EXERCISE AIM –
Give all of the lines again exactly as they read.

WORKING DATA –

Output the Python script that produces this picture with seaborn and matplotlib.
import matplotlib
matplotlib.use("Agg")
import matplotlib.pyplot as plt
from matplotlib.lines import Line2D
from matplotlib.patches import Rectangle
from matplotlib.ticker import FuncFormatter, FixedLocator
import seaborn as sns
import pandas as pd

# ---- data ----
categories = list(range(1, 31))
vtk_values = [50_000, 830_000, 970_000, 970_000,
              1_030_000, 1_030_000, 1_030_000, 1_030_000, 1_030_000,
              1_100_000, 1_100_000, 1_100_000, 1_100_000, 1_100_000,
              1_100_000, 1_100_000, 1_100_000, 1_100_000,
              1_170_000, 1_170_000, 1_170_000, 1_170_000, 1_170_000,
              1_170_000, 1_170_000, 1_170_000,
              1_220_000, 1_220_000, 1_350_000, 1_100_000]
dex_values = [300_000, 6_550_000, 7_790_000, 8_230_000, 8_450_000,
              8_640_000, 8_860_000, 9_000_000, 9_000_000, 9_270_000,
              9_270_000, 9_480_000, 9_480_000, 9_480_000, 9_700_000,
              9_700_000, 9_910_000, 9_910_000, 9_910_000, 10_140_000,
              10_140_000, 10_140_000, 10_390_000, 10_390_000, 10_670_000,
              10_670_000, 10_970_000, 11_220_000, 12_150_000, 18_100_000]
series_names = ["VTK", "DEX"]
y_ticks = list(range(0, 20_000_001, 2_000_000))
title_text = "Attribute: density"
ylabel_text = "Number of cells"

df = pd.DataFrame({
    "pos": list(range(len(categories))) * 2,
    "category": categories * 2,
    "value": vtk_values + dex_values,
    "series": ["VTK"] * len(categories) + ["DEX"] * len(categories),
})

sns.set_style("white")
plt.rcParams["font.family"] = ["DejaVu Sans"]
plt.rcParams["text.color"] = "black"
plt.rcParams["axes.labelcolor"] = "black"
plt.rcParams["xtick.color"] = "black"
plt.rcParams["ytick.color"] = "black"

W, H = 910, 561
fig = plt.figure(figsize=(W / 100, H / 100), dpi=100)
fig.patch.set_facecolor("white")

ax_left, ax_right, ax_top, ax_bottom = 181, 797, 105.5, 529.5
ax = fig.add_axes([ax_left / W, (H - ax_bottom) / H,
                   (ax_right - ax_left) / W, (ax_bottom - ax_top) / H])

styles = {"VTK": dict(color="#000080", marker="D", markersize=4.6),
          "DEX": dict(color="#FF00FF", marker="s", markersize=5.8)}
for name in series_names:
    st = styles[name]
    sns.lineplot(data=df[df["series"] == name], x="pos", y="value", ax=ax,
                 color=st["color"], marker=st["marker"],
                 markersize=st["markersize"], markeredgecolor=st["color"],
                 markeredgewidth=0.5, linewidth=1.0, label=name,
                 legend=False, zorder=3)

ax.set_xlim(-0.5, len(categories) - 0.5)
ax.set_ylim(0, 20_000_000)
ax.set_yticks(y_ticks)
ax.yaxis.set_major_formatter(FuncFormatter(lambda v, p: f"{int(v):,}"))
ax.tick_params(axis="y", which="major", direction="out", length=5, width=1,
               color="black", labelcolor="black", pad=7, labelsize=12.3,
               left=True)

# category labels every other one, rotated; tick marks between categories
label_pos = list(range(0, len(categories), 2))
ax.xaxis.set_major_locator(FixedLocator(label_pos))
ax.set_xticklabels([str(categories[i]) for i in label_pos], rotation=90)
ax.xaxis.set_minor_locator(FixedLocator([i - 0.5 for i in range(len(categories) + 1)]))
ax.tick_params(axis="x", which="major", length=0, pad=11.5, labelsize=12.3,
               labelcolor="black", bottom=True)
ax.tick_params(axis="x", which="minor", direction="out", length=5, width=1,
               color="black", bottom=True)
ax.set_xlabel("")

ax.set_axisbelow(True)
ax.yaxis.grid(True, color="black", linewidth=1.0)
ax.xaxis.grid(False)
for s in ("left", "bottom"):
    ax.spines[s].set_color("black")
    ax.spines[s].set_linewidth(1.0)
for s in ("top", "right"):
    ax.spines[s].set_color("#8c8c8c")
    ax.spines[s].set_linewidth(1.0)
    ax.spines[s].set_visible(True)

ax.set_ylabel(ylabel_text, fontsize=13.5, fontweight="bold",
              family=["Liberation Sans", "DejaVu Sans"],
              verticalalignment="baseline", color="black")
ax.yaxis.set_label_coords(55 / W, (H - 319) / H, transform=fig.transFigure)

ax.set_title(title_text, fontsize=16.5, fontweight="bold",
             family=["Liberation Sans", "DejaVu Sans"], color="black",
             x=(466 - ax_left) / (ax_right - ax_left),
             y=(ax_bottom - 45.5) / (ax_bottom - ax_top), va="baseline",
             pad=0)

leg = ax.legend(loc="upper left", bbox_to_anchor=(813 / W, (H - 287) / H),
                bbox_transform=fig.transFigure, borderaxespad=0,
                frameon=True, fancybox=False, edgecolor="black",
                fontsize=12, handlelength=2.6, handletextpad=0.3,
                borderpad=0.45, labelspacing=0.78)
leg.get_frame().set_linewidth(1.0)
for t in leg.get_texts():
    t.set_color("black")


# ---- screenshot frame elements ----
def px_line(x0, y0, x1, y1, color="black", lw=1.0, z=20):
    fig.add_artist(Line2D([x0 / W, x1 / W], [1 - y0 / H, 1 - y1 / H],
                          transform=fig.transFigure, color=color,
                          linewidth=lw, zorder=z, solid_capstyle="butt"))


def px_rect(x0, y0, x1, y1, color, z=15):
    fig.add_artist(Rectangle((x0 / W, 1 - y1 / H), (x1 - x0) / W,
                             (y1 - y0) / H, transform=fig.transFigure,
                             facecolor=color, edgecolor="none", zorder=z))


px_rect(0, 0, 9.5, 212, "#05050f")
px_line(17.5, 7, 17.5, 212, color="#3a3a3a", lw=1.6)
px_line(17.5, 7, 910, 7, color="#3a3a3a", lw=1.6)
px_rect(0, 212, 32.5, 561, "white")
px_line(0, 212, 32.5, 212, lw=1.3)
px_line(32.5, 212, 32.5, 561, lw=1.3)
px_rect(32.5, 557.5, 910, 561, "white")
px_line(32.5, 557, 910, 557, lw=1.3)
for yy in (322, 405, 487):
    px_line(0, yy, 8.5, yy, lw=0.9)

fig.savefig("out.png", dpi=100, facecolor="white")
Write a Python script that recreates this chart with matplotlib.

ANSWER IN FULL –
Output the Python script that produces this picture with seaborn and matplotlib.
import matplotlib
matplotlib.use("Agg")
import matplotlib.pyplot as plt
from matplotlib.lines import Line2D
from matplotlib.patches import Rectangle
from matplotlib.ticker import FuncFormatter, FixedLocator
import seaborn as sns
import pandas as pd

# ---- data ----
categories = list(range(1, 31))
vtk_values = [50_000, 830_000, 970_000, 970_000,
              1_030_000, 1_030_000, 1_030_000, 1_030_000, 1_030_000,
              1_100_000, 1_100_000, 1_100_000, 1_100_000, 1_100_000,
              1_100_000, 1_100_000, 1_100_000, 1_100_000,
              1_170_000, 1_170_000, 1_170_000, 1_170_000, 1_170_000,
              1_170_000, 1_170_000, 1_170_000,
              1_220_000, 1_220_000, 1_350_000, 1_100_000]
dex_values = [300_000, 6_550_000, 7_790_000, 8_230_000, 8_450_000,
              8_640_000, 8_860_000, 9_000_000, 9_000_000, 9_270_000,
              9_270_000, 9_480_000, 9_480_000, 9_480_000, 9_700_000,
              9_700_000, 9_910_000, 9_910_000, 9_910_000, 10_140_000,
              10_140_000, 10_140_000, 10_390_000, 10_390_000, 10_670_000,
              10_670_000, 10_970_000, 11_220_000, 12_150_000, 18_100_000]
series_names = ["VTK", "DEX"]
y_ticks = list(range(0, 20_000_001, 2_000_000))
title_text = "Attribute: density"
ylabel_text = "Number of cells"

df = pd.DataFrame({
    "pos": list(range(len(categories))) * 2,
    "category": categories * 2,
    "value": vtk_values + dex_values,
    "series": ["VTK"] * len(categories) + ["DEX"] * len(categories),
})

sns.set_style("white")
plt.rcParams["font.family"] = ["DejaVu Sans"]
plt.rcParams["text.color"] = "black"
plt.rcParams["axes.labelcolor"] = "black"
plt.rcParams["xtick.color"] = "black"
plt.rcParams["ytick.color"] = "black"

W, H = 910, 561
fig = plt.figure(figsize=(W / 100, H / 100), dpi=100)
fig.patch.set_facecolor("white")

ax_left, ax_right, ax_top, ax_bottom = 181, 797, 105.5, 529.5
ax = fig.add_axes([ax_left / W, (H - ax_bottom) / H,
                   (ax_right - ax_left) / W, (ax_bottom - ax_top) / H])

styles = {"VTK": dict(color="#000080", marker="D", markersize=4.6),
          "DEX": dict(color="#FF00FF", marker="s", markersize=5.8)}
for name in series_names:
    st = styles[name]
    sns.lineplot(data=df[df["series"] == name], x="pos", y="value", ax=ax,
                 color=st["color"], marker=st["marker"],
                 markersize=st["markersize"], markeredgecolor=st["color"],
                 markeredgewidth=0.5, linewidth=1.0, label=name,
                 legend=False, zorder=3)

ax.set_xlim(-0.5, len(categories) - 0.5)
ax.set_ylim(0, 20_000_000)
ax.set_yticks(y_ticks)
ax.yaxis.set_major_formatter(FuncFormatter(lambda v, p: f"{int(v):,}"))
ax.tick_params(axis="y", which="major", direction="out", length=5, width=1,
               color="black", labelcolor="black", pad=7, labelsize=12.3,
               left=True)

# category labels every other one, rotated; tick marks between categories
label_pos = list(range(0, len(categories), 2))
ax.xaxis.set_major_locator(FixedLocator(label_pos))
ax.set_xticklabels([str(categories[i]) for i in label_pos], rotation=90)
ax.xaxis.set_minor_locator(FixedLocator([i - 0.5 for i in range(len(categories) + 1)]))
ax.tick_params(axis="x", which="major", length=0, pad=11.5, labelsize=12.3,
               labelcolor="black", bottom=True)
ax.tick_params(axis="x", which="minor", direction="out", length=5, width=1,
               color="black", bottom=True)
ax.set_xlabel("")

ax.set_axisbelow(True)
ax.yaxis.grid(True, color="black", linewidth=1.0)
ax.xaxis.grid(False)
for s in ("left", "bottom"):
    ax.spines[s].set_color("black")
    ax.spines[s].set_linewidth(1.0)
for s in ("top", "right"):
    ax.spines[s].set_color("#8c8c8c")
    ax.spines[s].set_linewidth(1.0)
    ax.spines[s].set_visible(True)

ax.set_ylabel(ylabel_text, fontsize=13.5, fontweight="bold",
              family=["Liberation Sans", "DejaVu Sans"],
              verticalalignment="baseline", color="black")
ax.yaxis.set_label_coords(55 / W, (H - 319) / H, transform=fig.transFigure)

ax.set_title(title_text, fontsize=16.5, fontweight="bold",
             family=["Liberation Sans", "DejaVu Sans"], color="black",
             x=(466 - ax_left) / (ax_right - ax_left),
             y=(ax_bottom - 45.5) / (ax_bottom - ax_top), va="baseline",
             pad=0)

leg = ax.legend(loc="upper left", bbox_to_anchor=(813 / W, (H - 287) / H),
                bbox_transform=fig.transFigure, borderaxespad=0,
                frameon=True, fancybox=False, edgecolor="black",
                fontsize=12, handlelength=2.6, handletextpad=0.3,
                borderpad=0.45, labelspacing=0.78)
leg.get_frame().set_linewidth(1.0)
for t in leg.get_texts():
    t.set_color("black")


# ---- screenshot frame elements ----
def px_line(x0, y0, x1, y1, color="black", lw=1.0, z=20):
    fig.add_artist(Line2D([x0 / W, x1 / W], [1 - y0 / H, 1 - y1 / H],
                          transform=fig.transFigure, color=color,
                          linewidth=lw, zorder=z, solid_capstyle="butt"))


def px_rect(x0, y0, x1, y1, color, z=15):
    fig.add_artist(Rectangle((x0 / W, 1 - y1 / H), (x1 - x0) / W,
                             (y1 - y0) / H, transform=fig.transFigure,
                             facecolor=color, edgecolor="none", zorder=z))


px_rect(0, 0, 9.5, 212, "#05050f")
px_line(17.5, 7, 17.5, 212, color="#3a3a3a", lw=1.6)
px_line(17.5, 7, 910, 7, color="#3a3a3a", lw=1.6)
px_rect(0, 212, 32.5, 561, "white")
px_line(0, 212, 32.5, 212, lw=1.3)
px_line(32.5, 212, 32.5, 561, lw=1.3)
px_rect(32.5, 557.5, 910, 561, "white")
px_line(32.5, 557, 910, 557, lw=1.3)
for yy in (322, 405, 487):
    px_line(0, yy, 8.5, yy, lw=0.9)

fig.savefig("out.png", dpi=100, facecolor="white")
Write a Python script that recreates this chart with matplotlib.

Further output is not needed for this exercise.